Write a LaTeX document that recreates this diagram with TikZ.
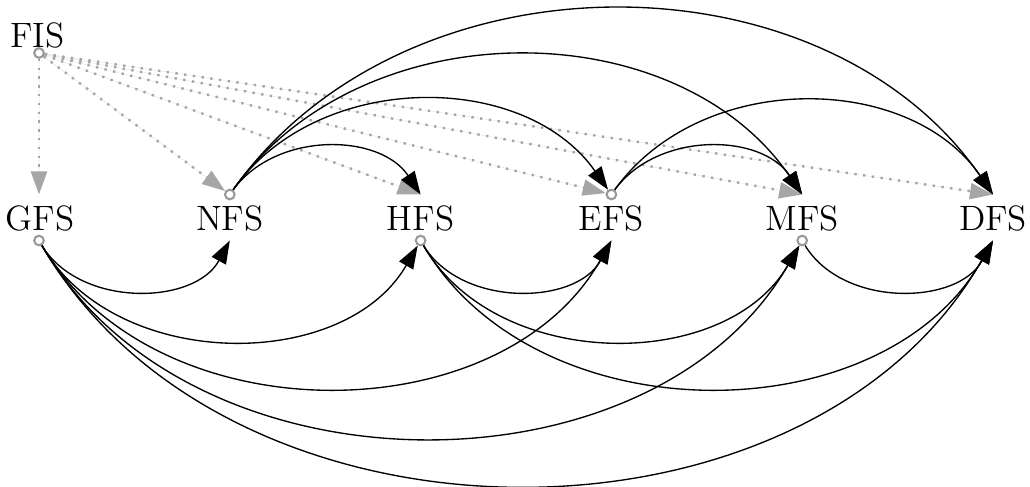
\documentclass[tikz,border=0pt]{standalone}
\usetikzlibrary{arrows.meta}
\begin{document}
\begin{tikzpicture}[x=0.3125pt,y=-0.3125pt,
  lbl/.style={inner sep=0pt,anchor=base,font=\fontsize{11}{13}\selectfont},
  port/.style={circle,draw=black!40,fill=white,line width=0.65pt,inner sep=0pt,minimum size=3pt},
  arr/.style={-{Triangle[length=7.2pt,width=5pt]},line width=0.42pt},
  fisedge/.style={arr,draw=black!35,fill=black!35,line width=0.75pt,dash pattern=on 0.75pt off 2pt},
  upedge/.style={arr,bend left=55},
  lowedge/.style={arr,bend right=60}]
\useasboundingbox (0,0) rectangle (1030,486);
% labels
\node[lbl] (FIS) at (37.5,47) {FIS};
\node[lbl] (GFS) at (40,230) {GFS};
\node[lbl] (NFS) at (229.8,230) {NFS};
\node[lbl] (HFS) at (420.6,230) {HFS};
\node[lbl] (EFS) at (611.4,230) {EFS};
\node[lbl] (MFS) at (802.2,230) {MFS};
\node[lbl] (DFS) at (993,230) {DFS};
% ports
\node[port] (fisP) at (39,53) {};
\node[port] (gfsS) at (39,240.5) {};
\node[port] (nfsN) at (229.8,194.5) {};
\node[port] (hfsS) at (420.6,240.5) {};
\node[port] (efsN) at (611.4,194.5) {};
\node[port] (mfsS) at (802.2,240.5) {};
\coordinate (gfsN) at (39,194.5);
\coordinate (hfsN) at (420.6,194.5);
\coordinate (mfsN) at (802.2,194.5);
\coordinate (dfsN) at (993,194.5);
\coordinate (nfsS) at (229.8,240.5);
\coordinate (efsS) at (611.4,240.5);
\coordinate (dfsS) at (993,240.5);
% FIS dotted edges
\foreach \t in {gfsN,nfsN,hfsN,efsN,mfsN,dfsN}
  \draw[fisedge] (fisP) -- (\t);
% top edges
\foreach \s/\t in {nfsN/hfsN,nfsN/efsN,nfsN/mfsN,nfsN/dfsN,efsN/mfsN,efsN/dfsN}
  \draw[upedge] (\s) to (\t);
% bottom edges
\foreach \s/\t in {gfsS/nfsS,gfsS/hfsS,gfsS/efsS,gfsS/mfsS,gfsS/dfsS,hfsS/efsS,hfsS/mfsS,hfsS/dfsS,mfsS/dfsS}
  \draw[lowedge] (\s) to (\t);
\end{tikzpicture}
\end{document}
================
WORK TO DO
Omit every picture, then repeat the remaining data exactly as it appears above.

OUTPUT
Write a LaTeX document that recreates this diagram with TikZ.
\documentclass[tikz,border=0pt]{standalone}
\usetikzlibrary{arrows.meta}
\begin{document}
\begin{tikzpicture}[x=0.3125pt,y=-0.3125pt,
  lbl/.style={inner sep=0pt,anchor=base,font=\fontsize{11}{13}\selectfont},
  port/.style={circle,draw=black!40,fill=white,line width=0.65pt,inner sep=0pt,minimum size=3pt},
  arr/.style={-{Triangle[length=7.2pt,width=5pt]},line width=0.42pt},
  fisedge/.style={arr,draw=black!35,fill=black!35,line width=0.75pt,dash pattern=on 0.75pt off 2pt},
  upedge/.style={arr,bend left=55},
  lowedge/.style={arr,bend right=60}]
\useasboundingbox (0,0) rectangle (1030,486);
% labels
\node[lbl] (FIS) at (37.5,47) {FIS};
\node[lbl] (GFS) at (40,230) {GFS};
\node[lbl] (NFS) at (229.8,230) {NFS};
\node[lbl] (HFS) at (420.6,230) {HFS};
\node[lbl] (EFS) at (611.4,230) {EFS};
\node[lbl] (MFS) at (802.2,230) {MFS};
\node[lbl] (DFS) at (993,230) {DFS};
% ports
\node[port] (fisP) at (39,53) {};
\node[port] (gfsS) at (39,240.5) {};
\node[port] (nfsN) at (229.8,194.5) {};
\node[port] (hfsS) at (420.6,240.5) {};
\node[port] (efsN) at (611.4,194.5) {};
\node[port] (mfsS) at (802.2,240.5) {};
\coordinate (gfsN) at (39,194.5);
\coordinate (hfsN) at (420.6,194.5);
\coordinate (mfsN) at (802.2,194.5);
\coordinate (dfsN) at (993,194.5);
\coordinate (nfsS) at (229.8,240.5);
\coordinate (efsS) at (611.4,240.5);
\coordinate (dfsS) at (993,240.5);
% FIS dotted edges
\foreach \t in {gfsN,nfsN,hfsN,efsN,mfsN,dfsN}
  \draw[fisedge] (fisP) -- (\t);
% top edges
\foreach \s/\t in {nfsN/hfsN,nfsN/efsN,nfsN/mfsN,nfsN/dfsN,efsN/mfsN,efsN/dfsN}
  \draw[upedge] (\s) to (\t);
% bottom edges
\foreach \s/\t in {gfsS/nfsS,gfsS/hfsS,gfsS/efsS,gfsS/mfsS,gfsS/dfsS,hfsS/efsS,hfsS/mfsS,hfsS/dfsS,mfsS/dfsS}
  \draw[lowedge] (\s) to (\t);
\end{tikzpicture}
\end{document}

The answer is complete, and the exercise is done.